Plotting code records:
━━━

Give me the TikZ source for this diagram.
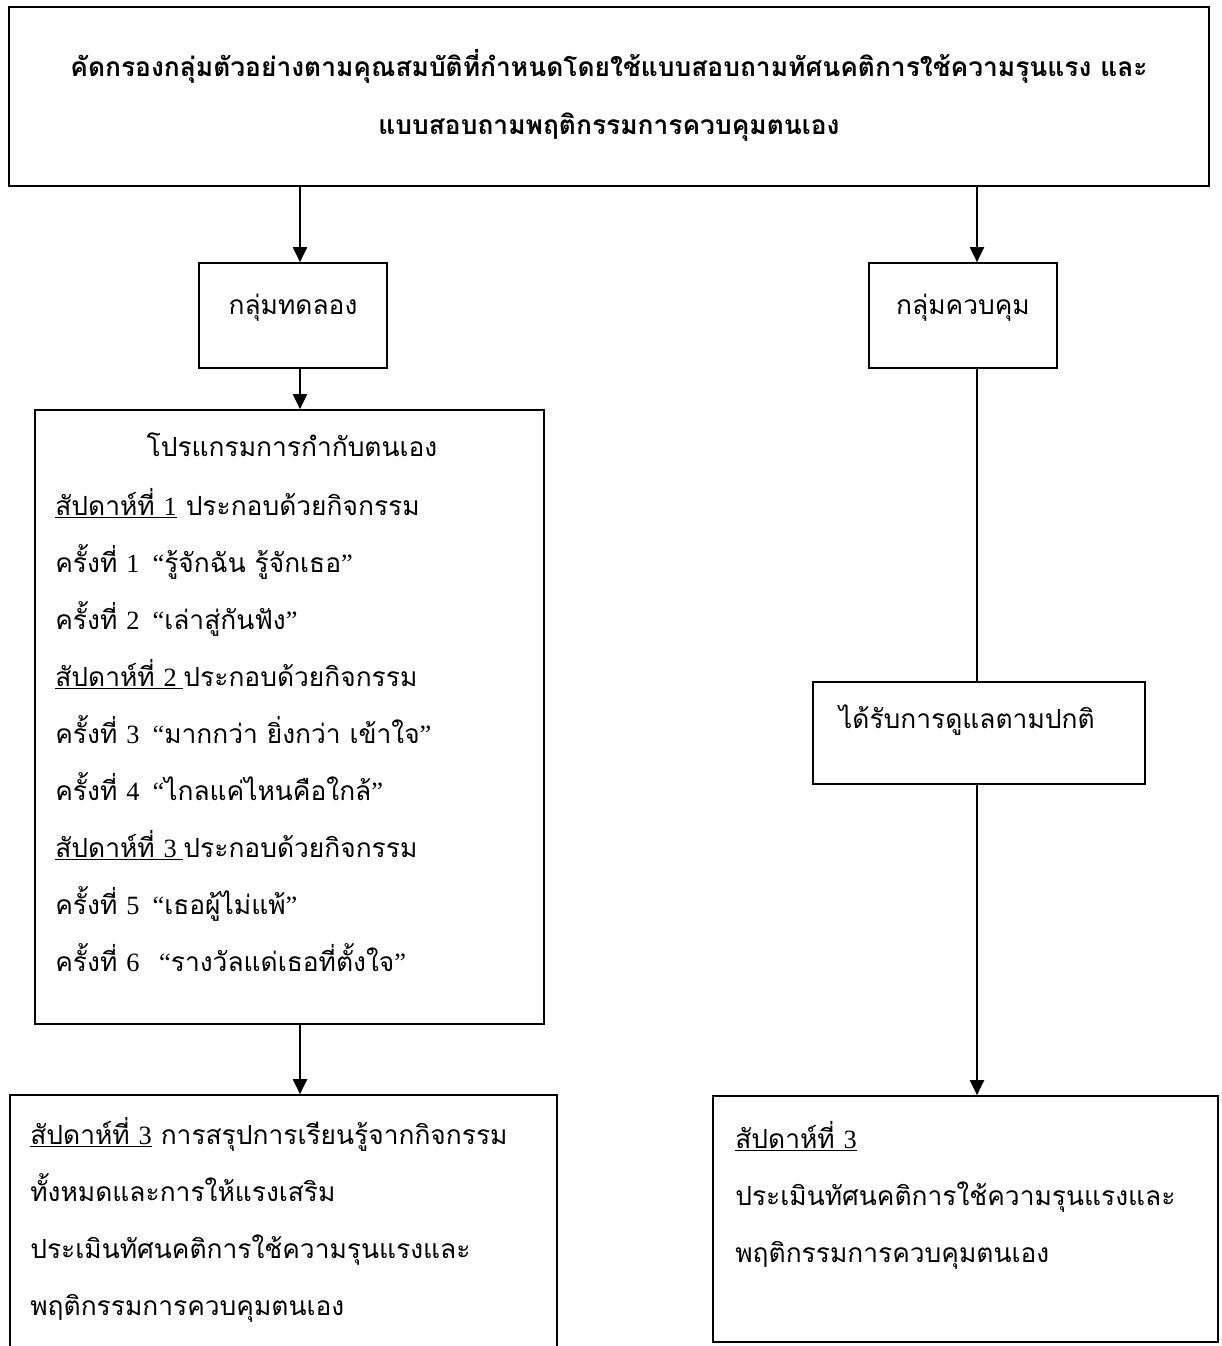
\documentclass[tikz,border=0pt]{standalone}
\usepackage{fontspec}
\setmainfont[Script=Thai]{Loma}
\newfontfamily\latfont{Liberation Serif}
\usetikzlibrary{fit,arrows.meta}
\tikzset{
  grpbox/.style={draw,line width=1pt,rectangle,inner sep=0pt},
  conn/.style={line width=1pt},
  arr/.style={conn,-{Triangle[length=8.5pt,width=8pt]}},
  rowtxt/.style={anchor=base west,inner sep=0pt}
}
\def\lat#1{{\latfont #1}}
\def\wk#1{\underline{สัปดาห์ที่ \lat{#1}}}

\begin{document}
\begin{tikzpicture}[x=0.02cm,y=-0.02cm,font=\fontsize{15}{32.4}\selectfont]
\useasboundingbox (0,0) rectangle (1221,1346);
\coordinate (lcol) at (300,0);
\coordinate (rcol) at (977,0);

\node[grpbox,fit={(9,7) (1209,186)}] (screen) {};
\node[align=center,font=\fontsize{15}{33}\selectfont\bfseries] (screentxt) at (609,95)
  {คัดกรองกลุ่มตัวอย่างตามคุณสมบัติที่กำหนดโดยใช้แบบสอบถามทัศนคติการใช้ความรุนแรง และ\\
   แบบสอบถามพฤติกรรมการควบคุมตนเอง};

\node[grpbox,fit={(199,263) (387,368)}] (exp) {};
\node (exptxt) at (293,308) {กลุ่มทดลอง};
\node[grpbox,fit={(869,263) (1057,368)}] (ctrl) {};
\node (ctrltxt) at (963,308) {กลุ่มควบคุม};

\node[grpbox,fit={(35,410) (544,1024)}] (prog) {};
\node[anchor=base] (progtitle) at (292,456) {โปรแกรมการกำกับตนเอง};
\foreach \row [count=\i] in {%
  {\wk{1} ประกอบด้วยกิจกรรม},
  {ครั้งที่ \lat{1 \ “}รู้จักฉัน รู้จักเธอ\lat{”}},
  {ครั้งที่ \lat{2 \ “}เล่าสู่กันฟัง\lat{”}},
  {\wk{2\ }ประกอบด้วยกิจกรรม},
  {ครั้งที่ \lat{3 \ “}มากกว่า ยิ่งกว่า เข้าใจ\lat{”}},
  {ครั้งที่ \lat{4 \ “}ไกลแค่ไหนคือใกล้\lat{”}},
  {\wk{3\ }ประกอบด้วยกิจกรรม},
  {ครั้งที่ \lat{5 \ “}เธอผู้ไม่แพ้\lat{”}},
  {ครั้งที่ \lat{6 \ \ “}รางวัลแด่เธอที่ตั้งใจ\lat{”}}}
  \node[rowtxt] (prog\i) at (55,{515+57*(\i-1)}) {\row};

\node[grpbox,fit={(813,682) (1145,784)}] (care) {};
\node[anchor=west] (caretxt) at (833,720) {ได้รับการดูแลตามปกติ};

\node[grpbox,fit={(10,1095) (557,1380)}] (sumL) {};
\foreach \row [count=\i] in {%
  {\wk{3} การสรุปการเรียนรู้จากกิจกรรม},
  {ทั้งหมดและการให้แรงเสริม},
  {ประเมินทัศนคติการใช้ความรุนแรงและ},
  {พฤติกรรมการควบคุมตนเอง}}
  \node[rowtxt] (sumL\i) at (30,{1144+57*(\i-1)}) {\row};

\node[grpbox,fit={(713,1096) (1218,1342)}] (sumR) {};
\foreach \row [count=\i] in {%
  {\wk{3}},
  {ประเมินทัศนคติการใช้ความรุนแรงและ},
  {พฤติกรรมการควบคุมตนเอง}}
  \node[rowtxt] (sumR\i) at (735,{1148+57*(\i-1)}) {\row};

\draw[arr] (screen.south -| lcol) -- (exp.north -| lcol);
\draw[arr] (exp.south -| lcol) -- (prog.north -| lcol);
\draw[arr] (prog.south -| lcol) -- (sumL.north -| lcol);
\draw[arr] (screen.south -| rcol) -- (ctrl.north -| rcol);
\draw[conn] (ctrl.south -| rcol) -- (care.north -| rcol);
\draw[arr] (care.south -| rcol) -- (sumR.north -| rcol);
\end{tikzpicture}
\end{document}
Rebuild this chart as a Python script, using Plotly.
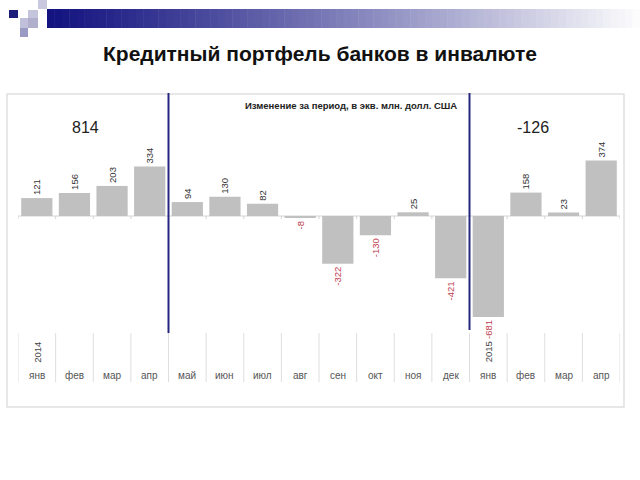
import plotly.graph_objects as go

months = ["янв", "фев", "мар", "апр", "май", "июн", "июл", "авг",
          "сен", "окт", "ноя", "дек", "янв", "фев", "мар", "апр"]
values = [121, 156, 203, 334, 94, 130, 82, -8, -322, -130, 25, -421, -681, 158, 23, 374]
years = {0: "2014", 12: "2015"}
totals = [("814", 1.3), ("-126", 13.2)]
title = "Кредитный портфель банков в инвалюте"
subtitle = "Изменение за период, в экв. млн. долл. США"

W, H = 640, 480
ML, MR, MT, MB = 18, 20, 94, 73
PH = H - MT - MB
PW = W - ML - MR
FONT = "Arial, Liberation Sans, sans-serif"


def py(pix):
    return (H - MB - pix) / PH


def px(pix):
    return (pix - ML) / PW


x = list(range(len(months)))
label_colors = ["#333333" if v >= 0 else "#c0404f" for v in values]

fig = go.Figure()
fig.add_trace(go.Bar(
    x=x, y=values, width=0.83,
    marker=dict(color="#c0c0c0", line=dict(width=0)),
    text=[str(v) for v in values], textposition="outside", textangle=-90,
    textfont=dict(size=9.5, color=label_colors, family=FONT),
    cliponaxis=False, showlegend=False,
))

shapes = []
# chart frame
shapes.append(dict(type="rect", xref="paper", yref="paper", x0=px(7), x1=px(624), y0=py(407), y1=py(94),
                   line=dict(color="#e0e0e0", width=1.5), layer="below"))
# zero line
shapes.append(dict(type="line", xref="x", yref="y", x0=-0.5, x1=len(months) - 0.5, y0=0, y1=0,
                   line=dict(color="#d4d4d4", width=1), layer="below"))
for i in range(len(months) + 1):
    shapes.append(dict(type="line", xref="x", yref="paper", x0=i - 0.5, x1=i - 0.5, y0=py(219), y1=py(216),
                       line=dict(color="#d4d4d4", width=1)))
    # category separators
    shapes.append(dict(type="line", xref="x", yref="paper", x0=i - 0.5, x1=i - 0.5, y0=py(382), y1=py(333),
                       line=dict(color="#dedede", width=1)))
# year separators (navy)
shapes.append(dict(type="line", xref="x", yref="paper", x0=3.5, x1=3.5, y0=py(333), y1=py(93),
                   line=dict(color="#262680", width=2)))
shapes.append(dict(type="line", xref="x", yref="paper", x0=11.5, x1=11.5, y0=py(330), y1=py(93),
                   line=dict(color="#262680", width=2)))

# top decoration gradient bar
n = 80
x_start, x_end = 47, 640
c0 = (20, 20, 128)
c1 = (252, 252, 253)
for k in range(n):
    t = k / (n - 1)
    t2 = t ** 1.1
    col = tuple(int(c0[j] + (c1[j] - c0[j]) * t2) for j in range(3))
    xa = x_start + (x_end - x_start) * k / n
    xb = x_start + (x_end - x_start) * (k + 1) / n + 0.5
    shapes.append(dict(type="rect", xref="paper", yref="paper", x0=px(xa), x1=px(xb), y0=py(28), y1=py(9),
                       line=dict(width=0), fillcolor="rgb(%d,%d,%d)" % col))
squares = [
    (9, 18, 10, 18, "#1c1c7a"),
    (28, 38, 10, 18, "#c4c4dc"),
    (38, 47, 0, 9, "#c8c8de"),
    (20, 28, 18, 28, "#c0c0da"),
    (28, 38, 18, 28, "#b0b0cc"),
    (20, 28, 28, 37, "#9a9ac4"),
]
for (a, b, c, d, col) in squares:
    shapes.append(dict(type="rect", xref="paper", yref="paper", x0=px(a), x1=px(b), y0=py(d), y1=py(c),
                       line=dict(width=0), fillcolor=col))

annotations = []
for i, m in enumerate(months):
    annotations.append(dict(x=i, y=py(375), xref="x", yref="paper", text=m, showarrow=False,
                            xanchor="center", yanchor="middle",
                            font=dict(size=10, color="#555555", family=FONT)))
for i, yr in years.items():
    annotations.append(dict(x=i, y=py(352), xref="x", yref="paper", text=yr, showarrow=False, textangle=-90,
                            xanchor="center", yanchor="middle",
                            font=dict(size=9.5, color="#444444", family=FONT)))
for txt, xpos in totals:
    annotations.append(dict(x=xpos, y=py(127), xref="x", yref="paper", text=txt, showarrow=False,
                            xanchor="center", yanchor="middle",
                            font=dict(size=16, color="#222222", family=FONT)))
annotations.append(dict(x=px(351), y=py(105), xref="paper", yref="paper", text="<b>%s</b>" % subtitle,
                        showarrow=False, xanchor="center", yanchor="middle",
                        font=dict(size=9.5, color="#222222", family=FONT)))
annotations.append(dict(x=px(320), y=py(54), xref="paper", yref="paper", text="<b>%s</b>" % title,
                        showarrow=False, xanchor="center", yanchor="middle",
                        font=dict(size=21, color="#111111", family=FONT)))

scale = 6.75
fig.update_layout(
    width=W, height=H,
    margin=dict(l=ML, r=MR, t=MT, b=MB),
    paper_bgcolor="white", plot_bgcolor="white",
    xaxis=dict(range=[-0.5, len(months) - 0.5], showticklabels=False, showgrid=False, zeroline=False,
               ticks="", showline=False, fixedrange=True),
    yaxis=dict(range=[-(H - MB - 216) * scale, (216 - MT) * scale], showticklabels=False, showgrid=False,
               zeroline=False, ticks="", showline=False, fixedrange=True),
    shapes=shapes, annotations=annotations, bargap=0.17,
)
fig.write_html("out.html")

━━━

How many lines in the entries contain the string "chart"? Answer with the number only.

Result for this task
2